— Stored records —
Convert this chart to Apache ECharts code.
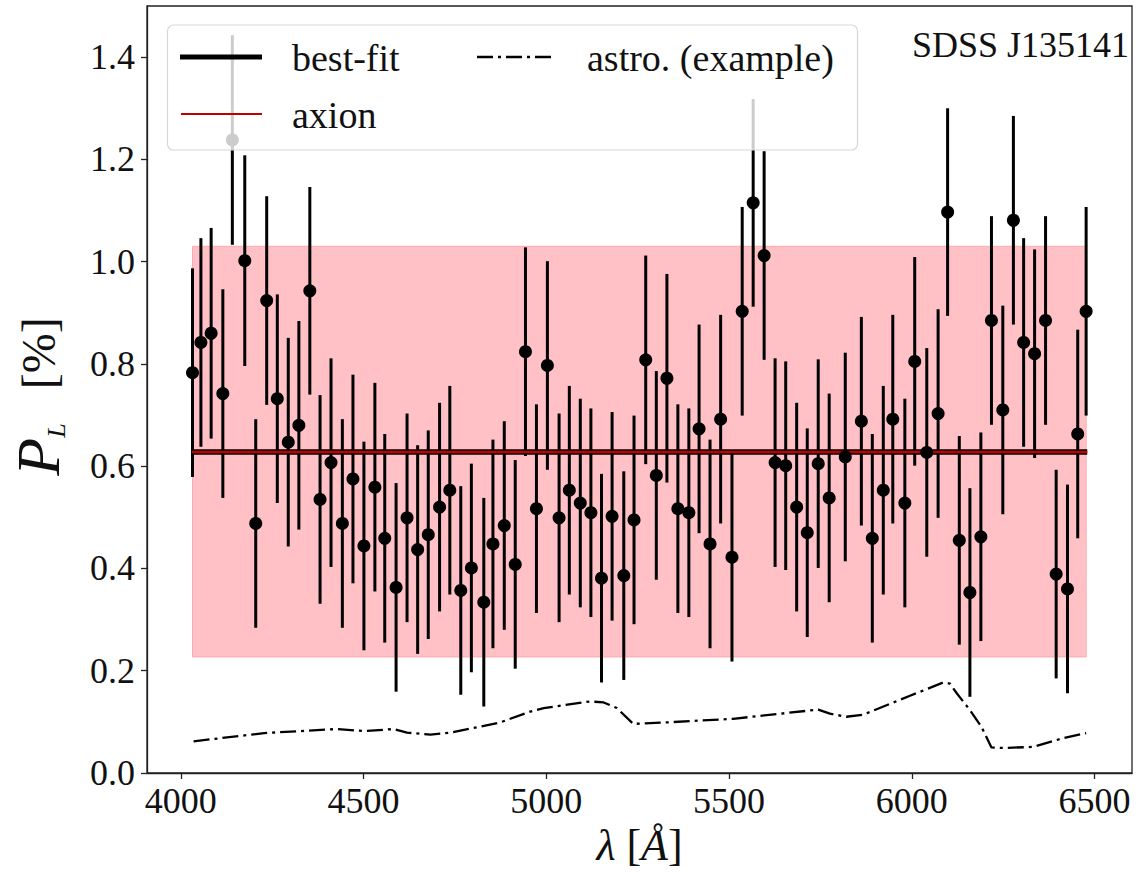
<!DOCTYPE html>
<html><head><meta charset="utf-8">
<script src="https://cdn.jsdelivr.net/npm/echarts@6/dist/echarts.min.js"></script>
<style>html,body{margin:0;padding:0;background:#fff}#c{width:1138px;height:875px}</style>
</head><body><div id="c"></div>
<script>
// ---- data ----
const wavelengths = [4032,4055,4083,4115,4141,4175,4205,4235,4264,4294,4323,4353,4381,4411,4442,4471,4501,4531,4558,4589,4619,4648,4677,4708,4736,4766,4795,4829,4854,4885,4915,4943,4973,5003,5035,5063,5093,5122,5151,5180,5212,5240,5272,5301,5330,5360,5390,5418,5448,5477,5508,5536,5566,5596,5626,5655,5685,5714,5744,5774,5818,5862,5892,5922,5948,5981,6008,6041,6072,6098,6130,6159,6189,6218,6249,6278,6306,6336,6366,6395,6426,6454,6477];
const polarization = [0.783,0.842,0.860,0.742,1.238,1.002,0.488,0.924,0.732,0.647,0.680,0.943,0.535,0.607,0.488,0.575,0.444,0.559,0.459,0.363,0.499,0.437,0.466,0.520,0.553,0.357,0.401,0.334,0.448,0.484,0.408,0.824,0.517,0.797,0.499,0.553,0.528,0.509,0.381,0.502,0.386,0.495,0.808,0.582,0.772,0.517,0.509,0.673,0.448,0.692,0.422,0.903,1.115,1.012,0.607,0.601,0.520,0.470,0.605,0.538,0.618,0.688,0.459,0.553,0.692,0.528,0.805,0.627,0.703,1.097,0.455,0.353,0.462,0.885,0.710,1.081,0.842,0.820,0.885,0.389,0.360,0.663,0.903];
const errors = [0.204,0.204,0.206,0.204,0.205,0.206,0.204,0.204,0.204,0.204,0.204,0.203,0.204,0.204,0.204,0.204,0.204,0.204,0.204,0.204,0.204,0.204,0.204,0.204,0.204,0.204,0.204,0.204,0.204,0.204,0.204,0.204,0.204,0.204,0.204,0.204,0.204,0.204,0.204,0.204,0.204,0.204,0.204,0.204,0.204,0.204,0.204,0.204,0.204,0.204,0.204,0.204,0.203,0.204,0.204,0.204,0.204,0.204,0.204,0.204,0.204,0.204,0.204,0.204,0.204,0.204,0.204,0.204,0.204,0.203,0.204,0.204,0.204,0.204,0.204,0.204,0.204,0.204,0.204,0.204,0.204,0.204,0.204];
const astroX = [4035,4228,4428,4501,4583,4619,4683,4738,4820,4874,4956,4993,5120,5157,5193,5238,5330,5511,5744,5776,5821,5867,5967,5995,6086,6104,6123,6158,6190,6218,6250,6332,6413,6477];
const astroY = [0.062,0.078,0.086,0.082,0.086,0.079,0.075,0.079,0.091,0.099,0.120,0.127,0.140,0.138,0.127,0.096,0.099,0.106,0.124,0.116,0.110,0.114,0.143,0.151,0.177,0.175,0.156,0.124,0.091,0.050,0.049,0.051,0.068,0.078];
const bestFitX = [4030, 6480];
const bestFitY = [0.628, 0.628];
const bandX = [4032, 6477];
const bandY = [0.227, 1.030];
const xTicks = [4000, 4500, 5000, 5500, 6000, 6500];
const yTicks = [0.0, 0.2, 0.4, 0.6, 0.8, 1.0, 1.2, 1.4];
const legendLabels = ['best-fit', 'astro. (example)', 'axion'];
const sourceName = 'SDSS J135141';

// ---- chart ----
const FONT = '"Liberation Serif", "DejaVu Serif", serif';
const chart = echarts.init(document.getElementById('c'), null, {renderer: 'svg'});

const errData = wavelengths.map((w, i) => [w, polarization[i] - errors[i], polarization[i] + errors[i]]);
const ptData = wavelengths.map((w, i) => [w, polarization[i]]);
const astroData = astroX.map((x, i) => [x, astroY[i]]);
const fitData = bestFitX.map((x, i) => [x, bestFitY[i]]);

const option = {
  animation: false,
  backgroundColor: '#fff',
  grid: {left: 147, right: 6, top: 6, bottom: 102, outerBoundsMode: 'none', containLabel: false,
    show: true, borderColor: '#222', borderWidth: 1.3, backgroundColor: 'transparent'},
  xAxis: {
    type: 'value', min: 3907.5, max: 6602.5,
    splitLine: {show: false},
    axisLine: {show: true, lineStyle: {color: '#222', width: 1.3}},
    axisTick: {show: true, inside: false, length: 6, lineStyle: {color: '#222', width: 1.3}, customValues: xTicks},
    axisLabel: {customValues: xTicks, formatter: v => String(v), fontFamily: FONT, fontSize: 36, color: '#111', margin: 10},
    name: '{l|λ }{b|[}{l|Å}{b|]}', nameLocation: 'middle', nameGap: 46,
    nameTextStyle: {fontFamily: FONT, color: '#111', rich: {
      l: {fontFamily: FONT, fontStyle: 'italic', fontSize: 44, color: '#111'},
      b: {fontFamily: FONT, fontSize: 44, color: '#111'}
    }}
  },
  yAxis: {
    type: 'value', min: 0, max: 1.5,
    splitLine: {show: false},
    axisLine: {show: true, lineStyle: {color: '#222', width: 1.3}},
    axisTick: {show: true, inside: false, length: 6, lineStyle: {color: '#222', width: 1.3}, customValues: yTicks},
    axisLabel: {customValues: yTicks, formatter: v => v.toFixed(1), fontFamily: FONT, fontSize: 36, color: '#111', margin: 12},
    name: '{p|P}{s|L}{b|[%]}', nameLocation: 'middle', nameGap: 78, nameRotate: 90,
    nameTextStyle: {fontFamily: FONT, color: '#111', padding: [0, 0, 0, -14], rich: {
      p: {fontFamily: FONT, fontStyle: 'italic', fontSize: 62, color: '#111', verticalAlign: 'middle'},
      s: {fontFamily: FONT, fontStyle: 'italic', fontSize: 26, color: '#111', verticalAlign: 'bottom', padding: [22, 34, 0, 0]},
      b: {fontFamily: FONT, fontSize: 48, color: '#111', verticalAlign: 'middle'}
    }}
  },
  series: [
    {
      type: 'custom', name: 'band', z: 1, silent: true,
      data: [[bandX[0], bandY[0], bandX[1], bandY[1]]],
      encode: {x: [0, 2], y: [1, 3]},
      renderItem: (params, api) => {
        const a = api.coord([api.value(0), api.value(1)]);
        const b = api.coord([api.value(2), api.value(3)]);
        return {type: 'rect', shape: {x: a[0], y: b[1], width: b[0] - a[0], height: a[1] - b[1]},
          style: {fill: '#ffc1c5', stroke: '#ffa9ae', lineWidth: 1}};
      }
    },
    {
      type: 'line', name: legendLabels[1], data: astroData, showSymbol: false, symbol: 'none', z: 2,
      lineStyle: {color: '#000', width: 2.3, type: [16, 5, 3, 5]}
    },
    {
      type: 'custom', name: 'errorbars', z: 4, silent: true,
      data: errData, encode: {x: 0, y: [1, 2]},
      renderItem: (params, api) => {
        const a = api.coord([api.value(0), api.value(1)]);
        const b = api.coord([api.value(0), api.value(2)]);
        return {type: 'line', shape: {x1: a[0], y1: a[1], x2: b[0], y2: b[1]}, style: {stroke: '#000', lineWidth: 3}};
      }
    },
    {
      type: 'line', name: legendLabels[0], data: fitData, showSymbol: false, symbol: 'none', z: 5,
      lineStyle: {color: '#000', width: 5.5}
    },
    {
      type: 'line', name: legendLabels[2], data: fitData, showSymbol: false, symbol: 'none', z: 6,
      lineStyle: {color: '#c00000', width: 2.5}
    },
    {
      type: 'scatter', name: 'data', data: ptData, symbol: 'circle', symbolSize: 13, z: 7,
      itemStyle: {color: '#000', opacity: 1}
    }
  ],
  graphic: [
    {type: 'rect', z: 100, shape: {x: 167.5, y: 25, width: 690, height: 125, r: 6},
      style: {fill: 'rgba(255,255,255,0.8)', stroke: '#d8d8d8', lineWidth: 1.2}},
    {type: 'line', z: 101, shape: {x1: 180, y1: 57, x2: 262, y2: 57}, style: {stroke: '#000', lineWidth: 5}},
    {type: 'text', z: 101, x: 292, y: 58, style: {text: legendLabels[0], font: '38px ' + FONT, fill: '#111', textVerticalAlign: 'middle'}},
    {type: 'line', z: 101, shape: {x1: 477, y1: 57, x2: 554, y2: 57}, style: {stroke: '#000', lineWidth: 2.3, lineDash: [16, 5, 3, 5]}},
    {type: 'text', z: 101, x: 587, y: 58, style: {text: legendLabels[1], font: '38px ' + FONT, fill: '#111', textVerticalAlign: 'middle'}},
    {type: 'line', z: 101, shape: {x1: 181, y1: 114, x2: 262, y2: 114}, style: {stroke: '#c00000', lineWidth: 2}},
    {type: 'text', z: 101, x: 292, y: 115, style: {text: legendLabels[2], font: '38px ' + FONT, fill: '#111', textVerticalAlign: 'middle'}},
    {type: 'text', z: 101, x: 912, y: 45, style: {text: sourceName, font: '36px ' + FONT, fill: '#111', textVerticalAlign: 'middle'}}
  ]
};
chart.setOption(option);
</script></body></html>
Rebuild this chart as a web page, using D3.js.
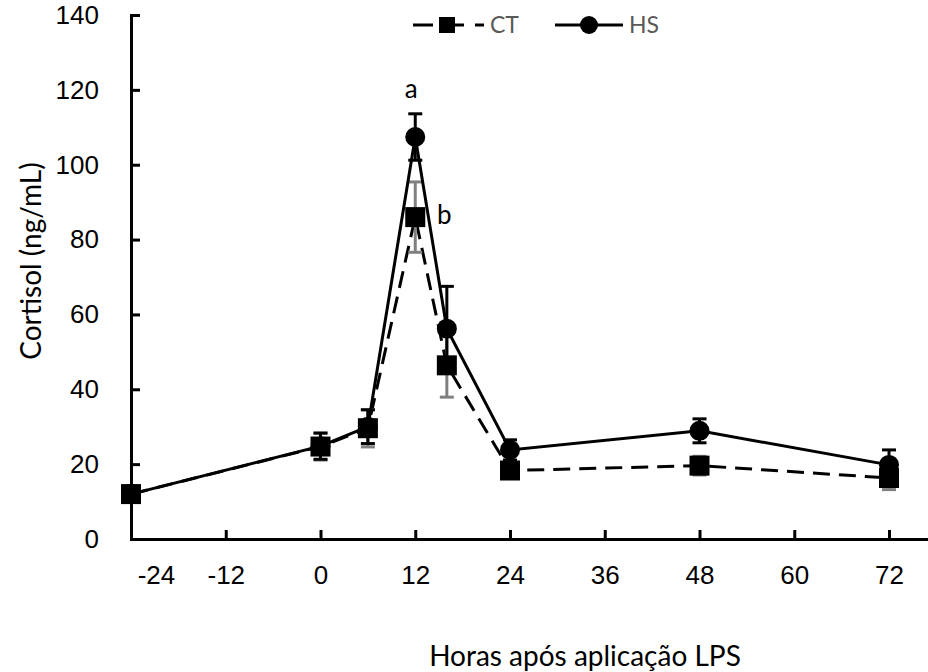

— Task statement —
List the lines of the records where "this" occurs.

— Answer to the exercise —
Convert this chart to Apache ECharts code.
Rebuild this chart as a web page, using D3.js.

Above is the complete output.